A ketogenic diet (KD) reduces daily carbohydrates (CHOs) ingestion by replacing most calories with fat. KD is of increasing interest among athletes because it may increase their maximal oxygen uptake (VO2max), the principal performance limitation at high-altitudes (1500-3500 m). We examined the tolerance of a 4-week isocaloric KD (ICKD) under simulated hypoxia and the possibility of evaluating ICKD performance benefits with a maximal graded exercise bike test under hypoxia and collected data on the effect of the diet on performance markers and arterial blood gases.
In a randomised single-blind cross-over model, 6 recreational mountaineers (age 24-44 years) completed a 4-week ICKD followed or preceded by a 4-week usual mixed Western-style diet (UD). Performance parameters (VO2max, lactate threshold [LT], peak power [Ppeak]) and arterial blood gases (PaO2, PaCO2, pH, HCO3-) were measured at baseline under two conditions (normoxia and hypoxia) as well as after a 4-week UD and 4-week ICKD under the hypoxic condition.
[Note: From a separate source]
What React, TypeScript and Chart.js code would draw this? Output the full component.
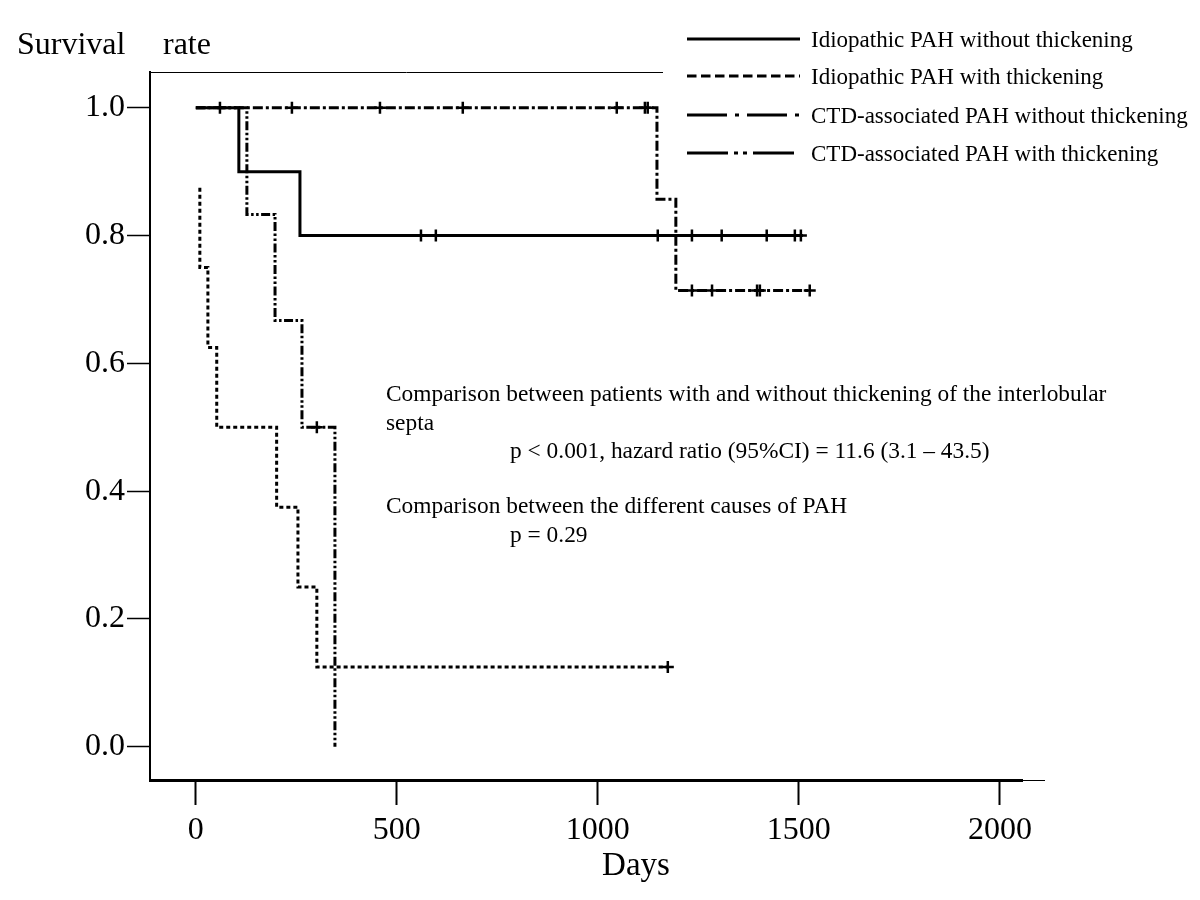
import React, { useEffect, useRef } from "react";
import { Chart, registerables } from "chart.js";

Chart.register(...registerables);

// ---------- data ----------
const seriesNames = [
  "Idiopathic PAH without thickening",
  "Idiopathic PAH with thickening",
  "CTD-associated PAH without thickening",
  "CTD-associated PAH with thickening",
];

// Kaplan–Meier steps: day of step, survival after the step
const idioNoThickDays = [0, 107, 259, 1510];
const idioNoThickSurv = [1.0, 0.9, 0.8, 0.8];
const idioNoThickCensorDays = [560, 597, 1149, 1234, 1308, 1420, 1490, 1505];
const idioNoThickCensorSurv = [0.8, 0.8, 0.8, 0.8, 0.8, 0.8, 0.8, 0.8];

const idioThickDays = [10, 10, 30, 52, 201, 254, 301, 1174];
const idioThickSurv = [0.875, 0.75, 0.625, 0.5, 0.375, 0.25, 0.125, 0.125];
const idioThickCensorDays = [1174];
const idioThickCensorSurv = [0.125];

const ctdNoThickDays = [0, 1147, 1194, 1530];
const ctdNoThickSurv = [1.0, 0.857, 0.714, 0.714];
const ctdNoThickCensorDays = [60, 239, 458, 664, 1047, 1117, 1124, 1234, 1284, 1396, 1403, 1527];
const ctdNoThickCensorSurv = [1, 1, 1, 1, 1, 1, 1, 0.714, 0.714, 0.714, 0.714, 0.714];

const ctdThickDays = [0, 127, 197, 264, 346];
const ctdThickSurv = [1.0, 0.833, 0.667, 0.5, 0.0];
const ctdThickCensorDays = [301];
const ctdThickCensorSurv = [0.5];

const xTickValues = [0, 500, 1000, 1500, 2000];
const yTickValues = [0, 0.2, 0.4, 0.6, 0.8, 1.0];

const xAxisTitle = "Days";
const yAxisTitleWords = ["Survival", "rate"];

const noteLines = [
  "Comparison between patients with and without thickening of the interlobular",
  "septa",
  "p < 0.001, hazard ratio (95%CI) = 11.6 (3.1 – 43.5)",
  "Comparison between the different causes of PAH",
  "p = 0.29",
];

// ---------- styles ----------
const SERIF = '"Liberation Serif", "Times New Roman", Times, serif';
const plotDashes: number[][] = [[], [4, 3], [10, 3, 3, 3], [9, 2.5, 2.5, 2.5, 2.5, 2.5]];
const legendDashes: number[][] = [[], [9.5, 4.5], [40, 8, 4, 8], [41, 6, 4, 5, 4, 6]];

const pts = (xs: number[], ys: number[]) => xs.map((x, i) => ({ x, y: ys[i] }));

const stepSets = [
  pts(idioNoThickDays, idioNoThickSurv),
  pts(idioThickDays, idioThickSurv),
  pts(ctdNoThickDays, ctdNoThickSurv),
  pts(ctdThickDays, ctdThickSurv),
];
const censorSets = [
  pts(idioNoThickCensorDays, idioNoThickCensorSurv),
  pts(idioThickCensorDays, idioThickCensorSurv),
  pts(ctdNoThickCensorDays, ctdNoThickCensorSurv),
  pts(ctdThickCensorDays, ctdThickCensorSurv),
];

const overlayPlugin = {
  id: "overlay",
  afterDraw(chart: any) {
    const c = chart.ctx as CanvasRenderingContext2D;
    const a = chart.chartArea;
    c.save();
    c.strokeStyle = "#000";
    c.fillStyle = "#000";
    // frame top line (partly hidden by the legend)
    c.lineWidth = 1;
    c.beginPath();
    c.moveTo(a.left, a.top + 0.5);
    c.lineTo(663, a.top + 0.5);
    c.stroke();
    // thin extension of the x axis
    c.beginPath();
    c.moveTo(a.right, a.bottom + 0.5);
    c.lineTo(a.right + 23, a.bottom + 0.5);
    c.stroke();

    // y axis title
    c.font = `32px ${SERIF}`;
    c.textBaseline = "alphabetic";
    c.textAlign = "left";
    c.fillText(yAxisTitleWords[0], 17, 54);
    c.fillText(yAxisTitleWords[1], 163, 54);

    // x axis title
    c.font = `33px ${SERIF}`;
    c.textAlign = "center";
    c.textBaseline = "middle";
    c.fillText(xAxisTitle, 636, 866);

    // legend
    const rowsY = [39, 76, 115, 153];
    c.lineWidth = 3;
    c.lineCap = "butt";
    rowsY.forEach((y, i) => {
      c.setLineDash(legendDashes[i]);
      c.beginPath();
      c.moveTo(687, y);
      c.lineTo(800, y);
      c.stroke();
    });
    c.setLineDash([]);
    c.font = `23px ${SERIF}`;
    c.textAlign = "left";
    c.textBaseline = "middle";
    rowsY.forEach((y, i) => c.fillText(seriesNames[i], 811, y + 2));

    // annotations
    c.font = `23.4px ${SERIF}`;
    const noteX = [386, 386, 510, 386, 510];
    const noteY = [395, 424, 452, 507, 536];
    noteLines.forEach((t, i) => c.fillText(t, noteX[i], noteY[i]));
    c.restore();
  },
};

export default function App() {
  const ref = useRef<HTMLCanvasElement>(null);
  useEffect(() => {
    const canvas = ref.current;
    if (!canvas) return;
    Chart.defaults.color = "#000";
    const datasets: any[] = [];
    stepSets.forEach((d, i) => {
      datasets.push({
        label: seriesNames[i],
        data: d,
        stepped: "before",
        borderColor: "#000",
        borderWidth: 3,
        borderDash: plotDashes[i],
        pointRadius: 0,
        fill: false,
      });
    });
    censorSets.forEach((d, i) => {
      datasets.push({
        label: seriesNames[i] + " censored",
        data: d,
        showLine: false,
        pointStyle: "cross",
        pointRadius: 6,
        pointBorderWidth: 2.5,
        pointBorderColor: "#000",
        pointBackgroundColor: "#000",
      });
    });
    const chart = new Chart(canvas, {
      type: "line",
      data: { datasets },
      plugins: [overlayPlugin],
      options: {
        animation: false,
        responsive: false,
        devicePixelRatio: 1,
        events: [],
        layout: { padding: { left: 0, top: 72, right: 178, bottom: 0 } },
        plugins: { legend: { display: false }, tooltip: { enabled: false } },
        scales: {
          x: {
            type: "linear",
            min: -114,
            max: 2055,
            afterBuildTicks: (s: any) => {
              s.ticks = xTickValues.map((v) => ({ value: v }));
            },
            afterFit: (s: any) => {
              s.height = 120;
            },
            border: { display: true, color: "#000", width: 3 },
            grid: {
              display: true,
              drawOnChartArea: false,
              drawTicks: true,
              tickLength: 25,
              tickWidth: 2,
              tickColor: "#000",
            },
            ticks: {
              color: "#000",
              font: { family: SERIF, size: 32 },
              padding: 6,
              maxRotation: 0,
              autoSkip: false,
              callback: (v: any) => String(v),
            },
          },
          y: {
            type: "linear",
            min: -0.052,
            max: 1.056,
            afterBuildTicks: (s: any) => {
              s.ticks = yTickValues.map((v) => ({ value: v }));
            },
            afterFit: (s: any) => {
              s.width = 150;
            },
            border: { display: true, color: "#000", width: 2 },
            grid: {
              display: true,
              drawOnChartArea: false,
              drawTicks: true,
              tickLength: 23,
              tickWidth: 1.5,
              tickColor: "#000",
            },
            ticks: {
              color: "#000",
              font: { family: SERIF, size: 32 },
              padding: 2,
              callback: (v: any) => Number(v).toFixed(1),
            },
          },
        },
      } as any,
    });
    return () => chart.destroy();
  }, []);
  return (
    <div style={{ position: "absolute", left: 0, top: 0, width: 1200, height: 900, background: "#fff" }}>
      <canvas ref={ref} width={1200} height={900} style={{ display: "block", width: 1200, height: 900 }} />
    </div>
  );
}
We analysed data for all 6 participants (BMI 19.9-24.6 kg m-2). Mean VO2max in the normoxic condition was 44.6 ml kg-1 min-1. Hypoxia led to decreased performance in all participants. With the ICKD diet, median values for PaO2 decreased by - 14.5% and VO2max by + 7.3% and Ppeak by + 4.7%.
All participants except one could complete the ICKD. VO2max improved with the ICKD under the hypoxia condition. Therefore, an ICKD is an interesting alternative to CHOs dependency for endurance performance at high-altitudes, including high-altitude training and high-altitude races. Nevertheless, decreased PaO2 with ICKD remains a significant limitation in very-high to extreme altitudes (> 3500 m). Trial registration Clinical trial registration Nr. NCT05603689 (Clinicaltrials.gov). Ethics approval CER-VD, trial Nr. 2020-00427, registered 18.08.2020-prospectively registered.